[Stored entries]

○ ○ ○ ○

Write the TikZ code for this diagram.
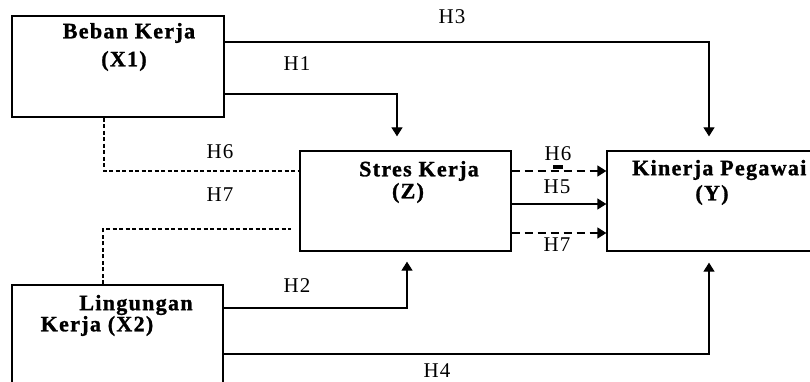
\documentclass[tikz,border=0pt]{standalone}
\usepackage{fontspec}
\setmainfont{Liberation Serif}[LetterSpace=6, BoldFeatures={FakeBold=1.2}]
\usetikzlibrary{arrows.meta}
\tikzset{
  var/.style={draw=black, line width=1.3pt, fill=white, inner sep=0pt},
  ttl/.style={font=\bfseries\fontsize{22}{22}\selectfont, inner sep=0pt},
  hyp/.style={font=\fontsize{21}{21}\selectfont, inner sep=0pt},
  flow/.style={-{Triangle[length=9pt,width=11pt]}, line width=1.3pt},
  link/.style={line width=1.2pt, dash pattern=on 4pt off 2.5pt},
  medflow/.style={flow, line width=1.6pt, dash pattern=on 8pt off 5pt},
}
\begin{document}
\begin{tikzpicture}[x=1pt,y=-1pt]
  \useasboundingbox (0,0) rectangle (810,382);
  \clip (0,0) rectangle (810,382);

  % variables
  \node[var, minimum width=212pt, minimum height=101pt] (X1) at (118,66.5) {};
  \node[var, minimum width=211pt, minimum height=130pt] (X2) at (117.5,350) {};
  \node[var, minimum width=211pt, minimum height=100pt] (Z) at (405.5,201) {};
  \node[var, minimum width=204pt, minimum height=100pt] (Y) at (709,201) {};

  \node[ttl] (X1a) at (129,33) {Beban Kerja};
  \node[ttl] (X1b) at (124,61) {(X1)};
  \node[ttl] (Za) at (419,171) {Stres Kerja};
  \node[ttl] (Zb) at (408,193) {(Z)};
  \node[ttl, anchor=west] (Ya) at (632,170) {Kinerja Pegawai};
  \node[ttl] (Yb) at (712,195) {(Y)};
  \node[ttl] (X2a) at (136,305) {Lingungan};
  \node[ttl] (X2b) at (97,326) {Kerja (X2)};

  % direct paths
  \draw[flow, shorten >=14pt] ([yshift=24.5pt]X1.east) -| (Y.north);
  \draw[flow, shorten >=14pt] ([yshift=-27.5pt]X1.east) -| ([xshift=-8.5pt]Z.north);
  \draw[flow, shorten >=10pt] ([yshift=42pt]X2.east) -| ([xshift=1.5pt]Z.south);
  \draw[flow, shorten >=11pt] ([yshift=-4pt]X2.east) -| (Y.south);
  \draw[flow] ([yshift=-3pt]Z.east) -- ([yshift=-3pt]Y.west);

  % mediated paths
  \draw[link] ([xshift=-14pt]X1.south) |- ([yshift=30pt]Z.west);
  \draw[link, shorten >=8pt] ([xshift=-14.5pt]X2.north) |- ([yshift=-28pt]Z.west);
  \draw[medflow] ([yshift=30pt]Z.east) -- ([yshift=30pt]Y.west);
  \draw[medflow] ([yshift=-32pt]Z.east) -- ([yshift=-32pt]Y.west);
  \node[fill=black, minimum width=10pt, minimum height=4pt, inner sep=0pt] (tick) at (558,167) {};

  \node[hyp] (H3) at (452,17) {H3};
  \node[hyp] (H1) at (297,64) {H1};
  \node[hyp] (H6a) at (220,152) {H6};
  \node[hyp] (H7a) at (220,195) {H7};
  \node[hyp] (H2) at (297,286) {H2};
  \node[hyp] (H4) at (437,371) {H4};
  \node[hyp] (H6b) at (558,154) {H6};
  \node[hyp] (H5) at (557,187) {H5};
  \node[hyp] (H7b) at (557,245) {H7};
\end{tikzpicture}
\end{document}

○ ○ ○ ○

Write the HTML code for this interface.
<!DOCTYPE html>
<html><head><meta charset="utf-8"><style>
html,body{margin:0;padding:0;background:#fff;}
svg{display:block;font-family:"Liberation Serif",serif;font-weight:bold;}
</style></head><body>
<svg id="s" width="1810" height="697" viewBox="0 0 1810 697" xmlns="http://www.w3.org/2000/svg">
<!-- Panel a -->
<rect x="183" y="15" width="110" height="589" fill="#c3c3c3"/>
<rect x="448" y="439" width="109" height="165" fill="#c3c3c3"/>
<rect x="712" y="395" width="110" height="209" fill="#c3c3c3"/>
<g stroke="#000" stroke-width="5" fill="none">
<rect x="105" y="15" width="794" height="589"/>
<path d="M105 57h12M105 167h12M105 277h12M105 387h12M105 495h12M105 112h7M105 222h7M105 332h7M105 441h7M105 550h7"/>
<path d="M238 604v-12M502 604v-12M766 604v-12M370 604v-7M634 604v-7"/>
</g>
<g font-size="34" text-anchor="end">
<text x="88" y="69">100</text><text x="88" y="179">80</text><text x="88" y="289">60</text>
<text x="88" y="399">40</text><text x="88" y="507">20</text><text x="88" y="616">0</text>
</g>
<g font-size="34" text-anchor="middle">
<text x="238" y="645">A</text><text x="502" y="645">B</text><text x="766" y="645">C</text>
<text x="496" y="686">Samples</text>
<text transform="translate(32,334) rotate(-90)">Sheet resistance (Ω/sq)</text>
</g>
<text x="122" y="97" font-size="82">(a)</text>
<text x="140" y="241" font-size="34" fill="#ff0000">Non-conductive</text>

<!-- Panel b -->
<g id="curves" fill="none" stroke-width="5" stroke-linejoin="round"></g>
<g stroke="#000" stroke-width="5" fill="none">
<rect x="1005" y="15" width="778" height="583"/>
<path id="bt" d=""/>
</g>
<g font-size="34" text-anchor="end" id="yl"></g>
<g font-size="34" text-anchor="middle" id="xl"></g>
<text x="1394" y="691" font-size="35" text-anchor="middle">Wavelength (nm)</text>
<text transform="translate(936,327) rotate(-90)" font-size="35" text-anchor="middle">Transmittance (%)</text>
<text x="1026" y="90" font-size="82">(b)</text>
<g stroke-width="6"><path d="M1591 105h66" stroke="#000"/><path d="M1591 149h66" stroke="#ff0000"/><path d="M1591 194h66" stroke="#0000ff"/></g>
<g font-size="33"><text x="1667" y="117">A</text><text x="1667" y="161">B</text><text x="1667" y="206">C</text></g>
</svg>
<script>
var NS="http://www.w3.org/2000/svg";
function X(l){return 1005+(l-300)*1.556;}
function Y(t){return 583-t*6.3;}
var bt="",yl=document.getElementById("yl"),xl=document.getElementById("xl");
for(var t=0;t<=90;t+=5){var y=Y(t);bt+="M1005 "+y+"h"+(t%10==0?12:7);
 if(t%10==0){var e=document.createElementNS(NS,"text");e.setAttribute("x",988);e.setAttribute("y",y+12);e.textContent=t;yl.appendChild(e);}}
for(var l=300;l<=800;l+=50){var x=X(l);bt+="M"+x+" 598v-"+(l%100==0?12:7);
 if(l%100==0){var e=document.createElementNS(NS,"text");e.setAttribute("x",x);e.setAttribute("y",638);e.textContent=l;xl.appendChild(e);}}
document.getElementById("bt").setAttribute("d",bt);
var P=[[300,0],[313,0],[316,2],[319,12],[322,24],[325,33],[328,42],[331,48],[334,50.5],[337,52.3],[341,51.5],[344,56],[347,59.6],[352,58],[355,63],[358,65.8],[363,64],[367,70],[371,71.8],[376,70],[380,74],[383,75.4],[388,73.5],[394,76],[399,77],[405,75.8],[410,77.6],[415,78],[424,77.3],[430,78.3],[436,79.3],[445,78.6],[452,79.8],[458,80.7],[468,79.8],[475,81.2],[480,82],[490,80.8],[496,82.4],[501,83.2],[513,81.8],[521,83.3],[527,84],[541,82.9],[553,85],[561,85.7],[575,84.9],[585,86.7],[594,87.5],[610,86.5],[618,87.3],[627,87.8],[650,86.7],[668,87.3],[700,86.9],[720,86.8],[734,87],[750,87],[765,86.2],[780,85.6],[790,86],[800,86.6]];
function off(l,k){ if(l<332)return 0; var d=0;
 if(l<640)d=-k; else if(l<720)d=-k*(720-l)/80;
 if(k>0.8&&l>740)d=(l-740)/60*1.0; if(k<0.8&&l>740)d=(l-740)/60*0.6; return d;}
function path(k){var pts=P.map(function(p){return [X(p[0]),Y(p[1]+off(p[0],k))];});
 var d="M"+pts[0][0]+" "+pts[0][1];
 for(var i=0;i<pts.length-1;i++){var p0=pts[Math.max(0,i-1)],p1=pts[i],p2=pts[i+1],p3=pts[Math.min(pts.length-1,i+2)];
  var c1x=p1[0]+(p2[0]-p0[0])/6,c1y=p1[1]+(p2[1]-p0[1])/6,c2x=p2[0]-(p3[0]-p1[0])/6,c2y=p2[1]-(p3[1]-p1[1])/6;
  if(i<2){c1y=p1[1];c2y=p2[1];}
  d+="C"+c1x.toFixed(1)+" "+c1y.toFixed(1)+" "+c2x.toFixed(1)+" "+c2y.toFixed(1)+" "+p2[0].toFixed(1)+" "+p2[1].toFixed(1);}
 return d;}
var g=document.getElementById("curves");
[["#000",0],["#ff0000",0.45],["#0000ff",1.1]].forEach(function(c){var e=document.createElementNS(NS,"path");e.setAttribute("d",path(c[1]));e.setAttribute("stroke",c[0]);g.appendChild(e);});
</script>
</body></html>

○ ○ ○ ○

▶ _WHAT IS ASKED_:
Identify every line above that includes the word "this", and show those lines.

▶ _RESPONSE_:
Write the TikZ code for this diagram.
Write the HTML code for this interface.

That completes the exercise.